The genocide started after Darfur's black African population began a large-scale rebellion against Sudan's Muslim Arab central government. Darfur's black Africans, mostly farmers, were unhappy with the way they were treated by the central government. Specifically, they were unhappy about the preferential treatment granted to Darfur's nomadic Arabs.

The government decided to put down the rebellion with the help of a brutal Muslim Arab militia called the Janjaweed. The Janjaweed/government alliance has destroyed hundreds of Darfur villages, killing nearly 200,000 people and rendering approximately 2 million more homeless. Of those 2 million, about 1.8 million are in refugee camps in Darfur, and 200,000 have fled to neighboring Chad. The Janjaweed is attempting to remove as many black Africans as possible from Darfur. That's why it's a genocide.

Tales of child-killings and gang rape are shockingly abundant. A New York Times reporter interviewed a woman who said she decided to work the fields outside her village even though she knew that she was likely to be gang-raped by Janjaweed forces. She and other women in Darfur work the fields, despite the likelihood of rape, because if they don't, there will be no food for their families, and because if their husbands work the fields, their husbands will be killed by the Janjaweed. Darfur's women are forced to choose between rape, starvation and the deaths of their husbands.

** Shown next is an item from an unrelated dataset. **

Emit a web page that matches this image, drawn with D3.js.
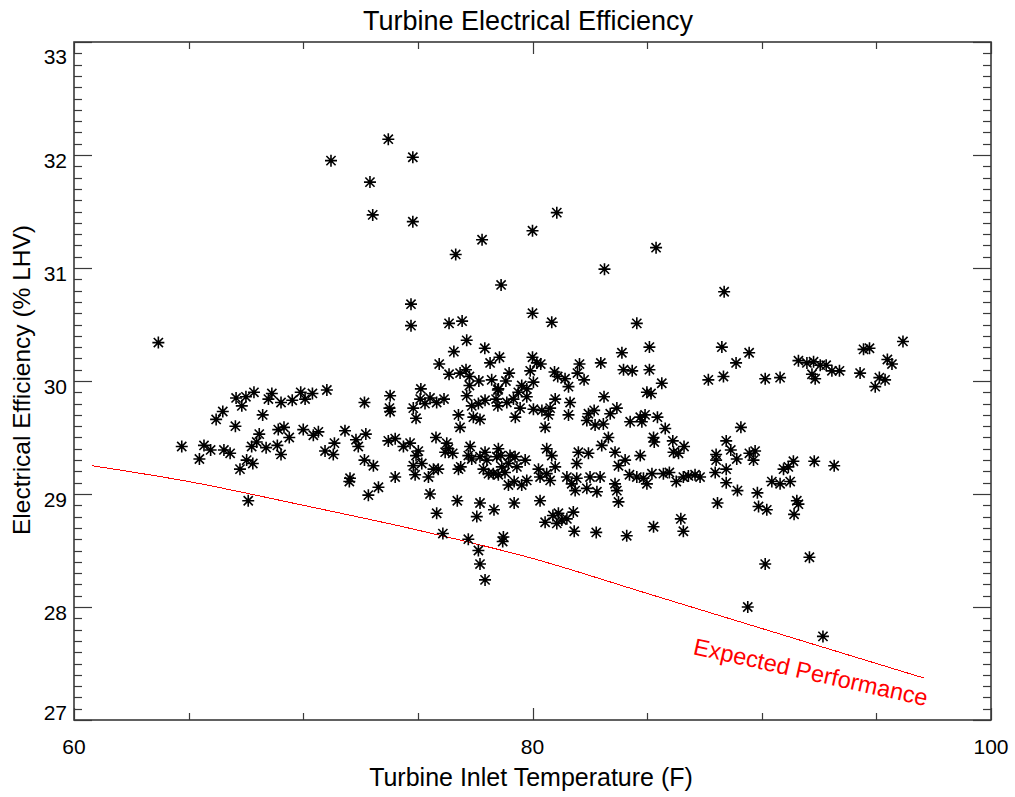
<!DOCTYPE html>
<html>
<head>
<meta charset="utf-8">
<script src="https://cdn.jsdelivr.net/npm/d3@7/dist/d3.min.js"></script>
<style>
  html, body { margin: 0; padding: 0; background: #fff; }
  svg { display: block; font-family: "Liberation Sans", Arial, Helvetica, sans-serif; }
</style>
</head>
<body>
<svg id="chart" width="1015" height="797"></svg>
<script>
// Measured turbine operating points: [inlet temperature (F), electrical efficiency (% LHV)]
const observations = [
  [73.71,32.14],[74.78,31.98],[71.21,31.95],[72.91,31.76],[73.03,31.47],[74.78,31.41],[77.80,31.25],[81.06,31.49],
  [80.00,31.33],[76.65,31.12],[85.39,31.18],[83.14,30.99],[78.63,30.85],[88.36,30.79],[74.70,30.68],[74.70,30.49],
  [76.36,30.51],[76.93,30.53],[80.00,30.60],[80.84,30.52],[84.55,30.51],[63.68,30.34],[77.13,30.36],[77.92,30.29],
  [76.57,30.26],[83.90,30.25],[85.10,30.30],[75.93,30.15],[78.15,30.16],[78.56,30.21],[80.00,30.21],[80.19,30.16],
  [80.36,30.15],[79.90,30.09],[82.05,30.15],[82.98,30.16],[76.36,30.06],[76.84,30.07],[77.10,30.10],[77.25,30.04],
  [77.66,30.00],[78.22,30.01],[78.98,30.07],[78.84,30.00],[80.96,30.08],[81.10,30.04],[81.42,30.02],[81.96,30.07],
  [82.25,30.01],[83.97,30.10],[84.35,30.09],[85.10,30.10],[77.25,29.96],[78.51,29.93],[81.57,29.95],[79.53,29.96],
  [79.75,29.93],[80.04,29.99],[75.13,29.93],[73.79,29.87],[75.10,29.84],[75.53,29.85],[75.31,29.80],[74.80,29.76],
  [75.82,29.81],[76.14,29.84],[73.76,29.76],[73.79,29.73],[74.92,29.67],[77.13,29.87],[77.35,29.78],[77.64,29.80],
  [77.93,29.83],[78.49,29.92],[78.41,29.84],[78.49,29.78],[78.88,29.81],[79.17,29.84],[79.38,29.90],[79.75,29.86],
  [79.46,29.76],[80.04,29.75],[80.41,29.74],[80.77,29.76],[80.69,29.70],[80.99,29.84],[81.64,29.81],[81.57,29.70],
  [83.12,29.86],[76.77,29.70],[77.42,29.68],[77.71,29.66],[79.25,29.68],[80.55,29.59],[76.84,29.59],[82.69,29.74],
  [82.44,29.71],[82.37,29.65],[82.73,29.61],[83.09,29.62],[83.39,29.71],[83.68,29.76],[84.26,29.64],[84.70,29.68],
  [84.91,29.70],[84.77,29.64],[85.45,29.68],[84.99,29.90],[85.17,29.89],[85.64,29.98],[85.79,29.58],
  [73.71,29.47],[74.01,29.49],[74.37,29.42],[74.66,29.45],[75.02,29.38],[74.92,29.34],[74.80,29.25],[75.17,29.27],
  [74.88,29.17],[75.46,29.15],[75.68,29.22],[75.89,29.22],[75.79,29.50],[76.26,29.45],[76.33,29.40],[76.19,29.37],
  [76.52,29.36],[76.77,29.22],[76.87,29.24],[77.28,29.42],[77.20,29.34],[77.35,29.31],[77.71,29.33],[77.93,29.37],
  [78.01,29.30],[77.86,29.22],[78.08,29.18],[78.51,29.40],[78.62,29.34],[78.44,29.33],[78.66,29.24],[78.29,29.18],
  [78.51,29.17],[78.80,29.19],[79.02,29.34],[79.24,29.33],[78.95,29.27],[79.32,29.24],[79.20,29.11],[78.95,29.08],
  [79.53,29.08],[79.75,29.12],[79.68,29.30],[80.26,29.22],[80.33,29.15],[80.62,29.40],[80.84,29.34],[80.77,29.12],
  [80.62,29.18],[80.99,29.24],[81.50,29.15],[81.71,29.09],[81.93,29.14],[81.86,29.03],[82.00,29.37],[81.93,29.27],
  [82.44,29.36],[82.51,29.15],[82.95,29.15],[82.37,29.05],[82.81,29.02],[83.02,29.43],[83.31,29.50],[83.60,29.37],
  [83.75,29.25],[84.04,29.30],[83.60,29.09],[83.68,29.03],[83.75,28.93],[84.23,29.17],[84.55,29.15],[84.99,29.09],
  [84.70,29.34],[85.21,29.18],[85.28,29.50],[85.71,29.18],[73.06,29.25],[74.01,29.15],[73.28,29.06],[75.53,29.00],
  [76.72,28.94],[77.71,28.92],[79.20,28.92],[80.33,28.94],[75.82,28.83],[77.57,28.80],[78.32,28.86],[80.55,28.75],
  [80.89,28.81],[81.13,28.83],[81.28,28.77],[81.50,28.78],[81.78,28.84],[81.06,28.74],[81.82,28.67],[82.78,28.66],
  [84.11,28.63],[85.28,28.71],[76.09,28.65],[77.20,28.60],[78.73,28.62],[78.70,28.58],[77.64,28.50],[77.71,28.38],
  [77.93,28.24],
  [67.07,29.85],[67.50,29.86],[67.85,29.90],[67.32,29.78],[66.49,29.73],[66.20,29.66],[67.04,29.60],[68.23,29.70],
  [68.48,29.84],[68.63,29.89],[69.03,29.81],[69.52,29.83],[69.89,29.90],[70.08,29.84],[70.40,29.89],[71.03,29.92],
  [72.67,29.81],[64.70,29.42],[65.67,29.43],[65.96,29.39],[65.47,29.31],[66.54,29.39],[66.81,29.36],[67.75,29.42],
  [68.08,29.53],[67.97,29.46],[68.38,29.41],[68.91,29.57],[69.16,29.59],[69.39,29.50],[68.87,29.43],[69.03,29.35],
  [70.00,29.57],[70.44,29.52],[70.66,29.55],[70.95,29.38],[71.31,29.35],[71.36,29.45],[71.82,29.56],[72.30,29.48],
  [72.40,29.42],[72.73,29.53],[72.67,29.30],[67.53,29.30],[67.80,29.27],[67.24,29.22],[72.04,29.14],[72.01,29.11],
  [72.84,28.99],[67.60,28.94],
  [88.26,30.30],[87.67,30.01],[88.33,30.04],[88.88,30.16],[89.45,30.25],[90.15,30.02],[90.80,30.03],[91.60,30.18],
  [91.97,30.16],[92.26,30.17],[92.55,30.14],[92.81,30.14],[92.19,30.06],[92.33,30.02],[93.06,30.09],[93.39,30.09],
  [94.29,30.07],[94.44,30.28],[94.70,30.29],[96.16,30.35],[95.48,30.19],[95.68,30.15],[94.95,29.95],[95.13,30.03],
  [95.38,30.01],[85.31,29.46],[86.12,29.47],[86.15,29.37],[86.37,29.36],[86.61,29.42],[84.84,29.14],[85.97,29.19],
  [86.27,29.11],[86.58,29.15],[86.80,29.16],[87.09,29.17],[87.31,29.15],[88.01,29.35],[88.01,29.30],[87.97,29.19],
  [88.45,29.47],[88.65,29.39],[88.91,29.31],[88.45,29.22],[88.45,29.10],[88.94,29.03],[88.07,28.92],[89.09,29.59],
  [89.46,29.36],[89.71,29.38],[89.64,29.30],[89.81,29.01],[89.86,28.89],[90.22,28.86],[90.44,29.11],[90.80,29.09],
  [91.24,29.11],[90.95,29.22],[91.16,29.24],[91.38,29.29],[92.29,29.29],[93.16,29.25],[91.53,28.94],[91.60,28.91],
  [91.41,28.82],[86.47,28.78],[86.58,28.67],[90.15,28.38],[92.08,28.44],[89.39,28.00],[92.67,27.74]
];

// Expected performance curve (temperature, efficiency)
const expectedTemp = [60.8, 65, 70, 75, 80, 85, 90, 95, 97.1];
const expectedEff  = [29.25, 29.11, 28.90, 28.68, 28.43, 28.12, 27.81, 27.50, 27.37];

// Axis settings
const xDomain = [60, 100];
const yDomain = [27, 33];
const xMajorTicks = [60, 80, 100];
const xMinorTicks = [65, 70, 75, 85, 90, 95];
const yMajorTicks = [27, 28, 29, 30, 31, 32, 33];

const titleText = "Turbine Electrical Efficiency";
const xTitleText = "Turbine Inlet Temperature (F)";
const yTitleText = "Electrical Efficiency (% LHV)";
const curveLabel = "Expected Performance";

const svg = d3.select("#chart");
const plot = { left: 74, right: 991, top: 42, bottom: 720 };

const x = d3.scaleLinear().domain(xDomain).range([plot.left, plot.right]);
const y = d3.scaleLinear().domain(yDomain).range([plot.bottom, plot.top]);

const axisColor = "#3a3a3a";

// Y minor ticks every 0.1
const yMinorTicks = d3.range(270, 331).map(v => v / 10).filter(v => !yMajorTicks.includes(v));

const ticks = svg.append("g").attr("stroke", axisColor).attr("stroke-width", 1.2);

function hTicks(values, len) {
  values.forEach(v => {
    const yy = Math.round(y(v)) + 0.5;
    ticks.append("line").attr("x1", plot.left).attr("x2", plot.left + len).attr("y1", yy).attr("y2", yy);
    ticks.append("line").attr("x1", plot.right).attr("x2", plot.right - len).attr("y1", yy).attr("y2", yy);
  });
}
function vTicks(values, len) {
  values.forEach(v => {
    const xx = Math.round(x(v)) + 0.5;
    ticks.append("line").attr("y1", plot.bottom).attr("y2", plot.bottom - len).attr("x1", xx).attr("x2", xx);
    ticks.append("line").attr("y1", plot.top).attr("y2", plot.top + len).attr("x1", xx).attr("x2", xx);
  });
}
hTicks(yMinorTicks, 8);
hTicks(yMajorTicks, 18);
vTicks(xMinorTicks, 7);
vTicks(xMajorTicks, 12);

// Frame
svg.append("rect")
  .attr("x", plot.left).attr("y", plot.top)
  .attr("width", plot.right - plot.left).attr("height", plot.bottom - plot.top)
  .attr("fill", "none").attr("stroke", axisColor).attr("stroke-width", 1.6);

// Tick labels
svg.append("g").selectAll("text").data(yMajorTicks).join("text")
  .attr("x", 67)
  .attr("y", d => Math.max(plot.top + 22, Math.min(plot.bottom, y(d) + 12.5)))
  .attr("text-anchor", "end")
  .attr("font-size", 21)
  .attr("fill", "#000")
  .text(d => d);

svg.append("g").selectAll("text").data(xMajorTicks).join("text")
  .attr("x", d => x(d))
  .attr("y", 754)
  .attr("text-anchor", "middle")
  .attr("font-size", 21)
  .attr("fill", "#000")
  .text(d => d);

// Titles
svg.append("text").attr("x", 528).attr("y", 30).attr("text-anchor", "middle")
  .attr("font-size", 27).attr("fill", "#000").text(titleText);
svg.append("text").attr("x", 531).attr("y", 786).attr("text-anchor", "middle")
  .attr("font-size", 25).attr("fill", "#000").text(xTitleText);
svg.append("text").attr("transform", "translate(30,380) rotate(-90)").attr("text-anchor", "middle")
  .attr("font-size", 24.5).attr("fill", "#000").text(yTitleText);

// Expected performance curve
const expected = expectedTemp.map((t, i) => [t, expectedEff[i]]);
svg.append("path")
  .datum(expected)
  .attr("d", d3.line().curve(d3.curveMonotoneX).x(d => x(d[0])).y(d => y(d[1])))
  .attr("fill", "none")
  .attr("stroke", "#ff0000")
  .attr("stroke-width", 1)
  .attr("shape-rendering", "crispEdges");

svg.append("text")
  .attr("transform", "translate(809,680) rotate(12.6)")
  .attr("text-anchor", "middle")
  .attr("font-size", 23.5)
  .attr("fill", "#ff0000")
  .text(curveLabel);

// Asterisk markers
const r = 6, rd = 4.6;
const star = `M${-r},0H${r}M0,${-r}V${r}M${-rd},${-rd}L${rd},${rd}M${-rd},${rd}L${rd},${-rd}`;
svg.append("g").selectAll("path").data(observations).join("path")
  .attr("transform", d => `translate(${x(d[0])},${y(d[1])})`)
  .attr("d", star)
  .attr("fill", "none")
  .attr("stroke", "#000")
  .attr("stroke-width", 1.6);
</script>
</body>
</html>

The so-called civilized world's response to the genocide has been shameful. The food-giving part of the United Nations is trying its best, but the security-making part of the UN has been mostly silent. The UN doesn't operate without consensus, and right now there is no consensus to help the people of Darfur fight off genocide. The reason largely is greed.

Sudan's Muslim Arab central government controls Sudan's ample oil fields. And UN powerhouses China and Russia don't want to jeopardize their lucrative access to Sudan's oil.

Oil lust hasn't just thwarted the world's response to the Darfur genocide. According to some reports, it may even be the cause of it.

Last spring, the British press reported that investors paid Sudan's government millions of dollars for oil rights in Darfur. The deal was signed in October 2003, around when the ethnic-cleansing campaign started. Sudan's government might very well be supporting the genocide to simply get Darfur's black African farmers off oil-rich land.

The African Union has sent 7,000 peacekeepers to Darfur in an effort to protect the refugee camps and food convoys, but they have largely failed. Not because they're bad at their jobs, necessarily; they've done a decent job where they are stationed. The problem is that a force of 7,000 people in a place the size of Great Britain (with no transportation infrastructure) can't be in many places. The New York Police Department alone employs 35,000 people!

By the way, the 7,000 African Union peacekeepers may leave soon because they're out of money. Congress and the Bush administration were going to give them $50 million but decided against it. Incidentally, $50 million is how much the federal government just promised to spend to build a rainforest and aquarium in Iowa.